## Objective
Exactly retype the lines of the material from its first line to the line with "prev_close = 2.75", including both.
>> begin Dataset excerpt
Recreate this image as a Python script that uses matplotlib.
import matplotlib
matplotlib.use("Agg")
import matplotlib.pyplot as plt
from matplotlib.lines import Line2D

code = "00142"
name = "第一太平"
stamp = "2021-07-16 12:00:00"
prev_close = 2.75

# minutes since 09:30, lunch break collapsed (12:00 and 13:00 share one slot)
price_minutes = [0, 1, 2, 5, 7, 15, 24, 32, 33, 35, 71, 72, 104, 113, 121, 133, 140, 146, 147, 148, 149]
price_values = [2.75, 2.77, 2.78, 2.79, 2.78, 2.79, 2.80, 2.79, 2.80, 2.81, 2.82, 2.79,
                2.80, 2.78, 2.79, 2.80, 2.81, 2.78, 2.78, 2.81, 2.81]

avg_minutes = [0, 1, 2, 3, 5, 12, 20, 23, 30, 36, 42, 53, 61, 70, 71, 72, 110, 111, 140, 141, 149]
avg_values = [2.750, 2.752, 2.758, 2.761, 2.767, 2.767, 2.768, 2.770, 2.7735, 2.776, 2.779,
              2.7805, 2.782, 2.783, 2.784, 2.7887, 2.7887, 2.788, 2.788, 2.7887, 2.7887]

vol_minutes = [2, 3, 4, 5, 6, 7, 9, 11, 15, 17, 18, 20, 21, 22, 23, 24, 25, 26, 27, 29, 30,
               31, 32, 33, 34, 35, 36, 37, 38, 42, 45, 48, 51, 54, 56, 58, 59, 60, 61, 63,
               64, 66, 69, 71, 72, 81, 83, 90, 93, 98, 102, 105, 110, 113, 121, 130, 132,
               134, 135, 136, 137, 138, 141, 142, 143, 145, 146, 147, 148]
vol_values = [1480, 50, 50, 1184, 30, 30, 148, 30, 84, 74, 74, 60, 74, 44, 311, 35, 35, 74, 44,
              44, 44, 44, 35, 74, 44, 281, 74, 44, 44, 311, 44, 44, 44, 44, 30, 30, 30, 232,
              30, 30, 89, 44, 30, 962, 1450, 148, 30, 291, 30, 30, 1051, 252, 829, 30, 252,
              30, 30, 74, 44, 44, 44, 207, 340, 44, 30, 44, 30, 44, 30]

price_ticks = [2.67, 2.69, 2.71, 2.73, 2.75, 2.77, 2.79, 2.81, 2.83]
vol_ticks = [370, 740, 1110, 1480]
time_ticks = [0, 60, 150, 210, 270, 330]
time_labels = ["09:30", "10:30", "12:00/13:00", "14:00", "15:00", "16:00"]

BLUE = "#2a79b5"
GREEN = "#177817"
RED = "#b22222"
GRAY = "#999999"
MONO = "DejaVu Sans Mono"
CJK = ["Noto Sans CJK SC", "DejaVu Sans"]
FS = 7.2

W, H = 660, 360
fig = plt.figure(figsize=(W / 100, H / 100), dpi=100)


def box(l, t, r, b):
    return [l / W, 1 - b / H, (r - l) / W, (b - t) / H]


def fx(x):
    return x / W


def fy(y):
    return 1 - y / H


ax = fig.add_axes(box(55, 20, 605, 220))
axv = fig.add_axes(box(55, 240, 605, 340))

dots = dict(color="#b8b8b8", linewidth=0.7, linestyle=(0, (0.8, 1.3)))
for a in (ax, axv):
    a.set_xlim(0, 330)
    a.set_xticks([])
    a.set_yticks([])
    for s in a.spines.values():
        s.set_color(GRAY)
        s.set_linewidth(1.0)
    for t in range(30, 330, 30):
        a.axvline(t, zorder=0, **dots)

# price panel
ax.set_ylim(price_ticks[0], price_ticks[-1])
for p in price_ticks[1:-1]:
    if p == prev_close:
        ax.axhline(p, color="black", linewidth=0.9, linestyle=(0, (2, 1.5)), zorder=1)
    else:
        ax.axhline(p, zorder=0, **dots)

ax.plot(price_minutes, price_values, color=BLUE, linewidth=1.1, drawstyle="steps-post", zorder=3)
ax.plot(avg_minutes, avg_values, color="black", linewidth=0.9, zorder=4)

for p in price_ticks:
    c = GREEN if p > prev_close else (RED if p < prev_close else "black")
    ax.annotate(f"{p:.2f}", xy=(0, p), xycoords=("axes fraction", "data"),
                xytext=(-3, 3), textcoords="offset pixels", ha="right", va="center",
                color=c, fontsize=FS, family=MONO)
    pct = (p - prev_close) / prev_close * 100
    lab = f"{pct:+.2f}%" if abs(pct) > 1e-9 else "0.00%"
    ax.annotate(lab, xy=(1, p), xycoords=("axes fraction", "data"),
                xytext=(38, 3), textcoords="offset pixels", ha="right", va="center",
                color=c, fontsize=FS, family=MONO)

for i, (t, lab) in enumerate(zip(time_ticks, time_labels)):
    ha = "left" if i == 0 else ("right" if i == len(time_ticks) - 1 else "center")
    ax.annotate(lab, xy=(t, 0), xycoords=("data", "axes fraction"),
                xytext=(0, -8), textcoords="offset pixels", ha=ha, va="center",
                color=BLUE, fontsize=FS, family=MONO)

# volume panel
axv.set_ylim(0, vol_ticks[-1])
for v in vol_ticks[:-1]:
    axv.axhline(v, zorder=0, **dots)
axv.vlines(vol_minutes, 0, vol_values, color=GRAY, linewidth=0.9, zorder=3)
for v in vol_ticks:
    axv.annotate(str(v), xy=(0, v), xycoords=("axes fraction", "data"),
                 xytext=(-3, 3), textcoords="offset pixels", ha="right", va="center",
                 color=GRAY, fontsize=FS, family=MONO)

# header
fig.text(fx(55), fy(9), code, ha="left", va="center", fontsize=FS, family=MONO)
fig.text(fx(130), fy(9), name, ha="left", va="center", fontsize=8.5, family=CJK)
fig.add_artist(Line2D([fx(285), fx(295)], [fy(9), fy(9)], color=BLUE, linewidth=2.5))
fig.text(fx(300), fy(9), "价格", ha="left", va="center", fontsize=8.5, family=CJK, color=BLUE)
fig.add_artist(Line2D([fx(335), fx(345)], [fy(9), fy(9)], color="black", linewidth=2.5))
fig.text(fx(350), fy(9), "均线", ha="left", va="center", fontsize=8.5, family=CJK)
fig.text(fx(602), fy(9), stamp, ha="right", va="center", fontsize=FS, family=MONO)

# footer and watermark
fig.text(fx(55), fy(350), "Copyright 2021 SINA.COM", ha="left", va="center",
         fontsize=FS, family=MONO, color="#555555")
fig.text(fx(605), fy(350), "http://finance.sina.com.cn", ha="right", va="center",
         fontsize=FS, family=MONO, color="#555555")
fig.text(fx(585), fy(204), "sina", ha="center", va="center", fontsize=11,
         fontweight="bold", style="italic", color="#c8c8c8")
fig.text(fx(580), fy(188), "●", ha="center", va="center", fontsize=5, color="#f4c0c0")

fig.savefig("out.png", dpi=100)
>> end Dataset excerpt
## Result of this task
Recreate this image as a Python script that uses matplotlib.
import matplotlib
matplotlib.use("Agg")
import matplotlib.pyplot as plt
from matplotlib.lines import Line2D

code = "00142"
name = "第一太平"
stamp = "2021-07-16 12:00:00"
prev_close = 2.75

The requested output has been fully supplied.